Building for Engineering
The James Dyson Building for Engineering, houses postgraduate researchers and supports world leading research in areas including advanced materials, smart infrastructure, electric vehicles and efficient internal combustion systems. A bridge link offers easy access to testing laboratories housing world-class fluid dynamics machinery, aerodynamics equipment and areas for aeroacoustics analysis.
Sir James said: “Developing the intellectual property that will help Britain succeed in the global technology race depends on applying our brightest minds to ambitious and exciting research projects. I’m hopeful that this new space for Britain’s best engineers at the University of Cambridge will catalyse great technological breakthroughs that transform how we live”.

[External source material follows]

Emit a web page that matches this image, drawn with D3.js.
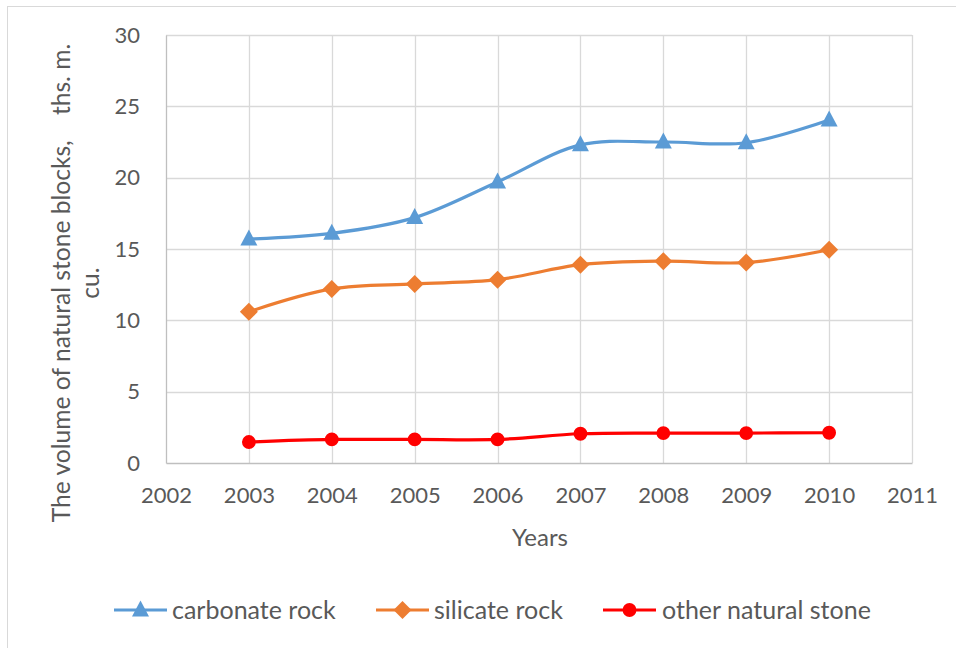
<!DOCTYPE html>
<html>
<head>
<meta charset="utf-8">
<script src="https://cdn.jsdelivr.net/npm/d3@7"></script>
<style>
  html, body { margin: 0; padding: 0; background: #fff; }
  svg { display: block; font-family: Lato, "Open Sans", sans-serif; }
</style>
</head>
<body>
<svg id="chart" width="956" height="648"></svg>
<script>
// ---- data ----
const years = [2003, 2004, 2005, 2006, 2007, 2008, 2009, 2010];
const carbonateRock = [15.7, 16.1, 17.2, 19.7, 22.3, 22.5, 22.45, 24.05];
const silicateRock = [10.6, 12.2, 12.55, 12.85, 13.9, 14.15, 14.05, 14.95];
const otherNaturalStone = [1.47, 1.65, 1.65, 1.65, 2.05, 2.1, 2.1, 2.12];
const seriesNames = ["carbonate rock", "silicate rock", "other natural stone"];
const xTicks = [2002, 2003, 2004, 2005, 2006, 2007, 2008, 2009, 2010, 2011];
const yTicks = [0, 5, 10, 15, 20, 25, 30];
const xTitle = "Years";
const yTitleLines = ["The volume of natural stone blocks,    ths. m.", "cu."];

// ---- setup ----
const svg = d3.select("#chart");
const plot = { left: 166, right: 912, top: 35, bottom: 463 };
const textColor = "#595959";

svg.append("rect").attr("x", 7.5).attr("y", 6.5).attr("width", 990).attr("height", 700)
  .attr("fill", "#fff").attr("stroke", "#d9d9d9").attr("stroke-width", 1);

const x = d3.scaleLinear().domain([2002, 2011]).range([plot.left, plot.right]);
const y = d3.scaleLinear().domain([0, 30]).range([plot.bottom, plot.top]);

// grid
const grid = svg.append("g");
grid.selectAll("line.h").data(yTicks.filter(d => d > 0)).enter().append("line")
  .attr("x1", plot.left).attr("x2", plot.right)
  .attr("y1", d => Math.round(y(d)) + 0.5).attr("y2", d => Math.round(y(d)) + 0.5)
  .attr("stroke", "#d9d9d9").attr("stroke-width", 1.3);
grid.selectAll("line.v").data(xTicks.filter(d => d > 2002)).enter().append("line")
  .attr("y1", plot.top).attr("y2", plot.bottom)
  .attr("x1", d => Math.round(x(d)) + 0.5).attr("x2", d => Math.round(x(d)) + 0.5)
  .attr("stroke", "#d9d9d9").attr("stroke-width", 1.3);

// axes
const yAxis = d3.axisLeft(y).tickValues(yTicks).tickSize(0).tickPadding(26);
const gy = svg.append("g").attr("transform", `translate(${plot.left},0)`).call(yAxis);
gy.select(".domain").attr("stroke", "#bfbfbf").attr("stroke-width", 1.3);
gy.selectAll("text").attr("fill", textColor).style("font-size", "22px").style("font-family", "Lato, sans-serif");

const xAxis = d3.axisBottom(x).tickValues(xTicks).tickFormat(d3.format("d")).tickSize(0).tickPadding(24);
const gx = svg.append("g").attr("transform", `translate(0,${plot.bottom})`).call(xAxis);
gx.select(".domain").attr("stroke", "#bfbfbf").attr("stroke-width", 1.3);
gx.selectAll("text").attr("fill", textColor).style("font-size", "22px").style("font-family", "Lato, sans-serif");

// axis titles
svg.append("text").attr("x", (plot.left + plot.right) / 2 + 1).attr("y", 546)
  .attr("text-anchor", "middle").attr("fill", textColor).style("font-size", "24px").text(xTitle);

const yt = svg.append("g").attr("transform", "translate(0,283)");
yTitleLines.forEach((t, i) => {
  yt.append("text").attr("transform", `translate(${70 + i * 29},0) rotate(-90)`)
    .attr("text-anchor", "middle").attr("fill", textColor)
    .style("font-size", "24.6px").style("white-space", "pre").attr("xml:space", "preserve").text(t);
});

// series
const series = [
  { name: seriesNames[0], values: carbonateRock, color: "#5b9bd5", kind: "triangle" },
  { name: seriesNames[1], values: silicateRock, color: "#ed7d31", kind: "diamond" },
  { name: seriesNames[2], values: otherNaturalStone, color: "#ff0000", kind: "circle" }
];

function markerPath(s) {
  if (s.kind === "diamond") {
    const r = 9;
    return `M0,${-r}L${r},0L0,${r}L${-r},0Z`;
  }
  if (s.kind === "triangle") {
    return "M0,-9.5L8.5,6.5L-8.5,6.5Z";
  }
  return d3.symbol().type(d3.symbolCircle).size(150)();
}

const line = d3.line().x((d, i) => x(years[i])).y(d => y(d)).curve(d3.curveCatmullRom.alpha(0.5));

series.forEach(s => {
  const g = svg.append("g");
  g.append("path").attr("d", line(s.values)).attr("fill", "none")
    .attr("stroke", s.color).attr("stroke-width", 3.2).attr("stroke-linejoin", "round");
  g.selectAll("path.m").data(s.values).enter().append("path")
    .attr("transform", (d, i) => `translate(${x(years[i])},${y(d)})`)
    .attr("d", markerPath(s)).attr("fill", s.color);
});

// legend
const legendItems = [
  { x0: 114, tx: 172 },
  { x0: 376, tx: 434 },
  { x0: 603, tx: 662 }
];
const ly = 610;
series.forEach((s, i) => {
  const it = legendItems[i];
  const g = svg.append("g");
  g.append("line").attr("x1", it.x0).attr("x2", it.x0 + 53).attr("y1", ly).attr("y2", ly)
    .attr("stroke", s.color).attr("stroke-width", 3.2);
  g.append("path").attr("transform", `translate(${it.x0 + 26.5},${ly})`).attr("d", markerPath(s)).attr("fill", s.color);
  g.append("text").attr("x", it.tx).attr("y", ly + 8.5).attr("fill", textColor)
    .style("font-size", "25px").text(s.name);
});
</script>
</body>
</html>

The building itself is as smart as the minds it houses: fibre-optic sensors in the foundation piles, concrete columns and floor sections offer live data, about temperatures and strain – providing a picture of how the building is behaving. The result is a building that’s more of a living creature than a passive block of material.
Research and Challenges
Research undertaken in the hub will build on a rich tradition of invention: Cambridge alumni include internal combustion pioneer Harry Ricardo and Jet engine inventor Frank Whittle.
The Department is located at the heart of the Cambridge cluster, Europe's largest technology cluster, which employs around 57,000 people in more than 1,500 technology-based firms, which have combined annual revenue of over £13 billion. Cambridge has created over 1,500 spin-out companies over the last decade, with a 97.4% five year survival rate, compared to 44.6% nationally.
Head of the Department of Engineering, Professor David Cardwell, said: “Collaboration is at the heart of solving global engineering challenges and the new James Dyson Building brings brilliant researchers from across disciplines together with industrial practitioners to serve our cities, transportation and energy systems with novel techniques."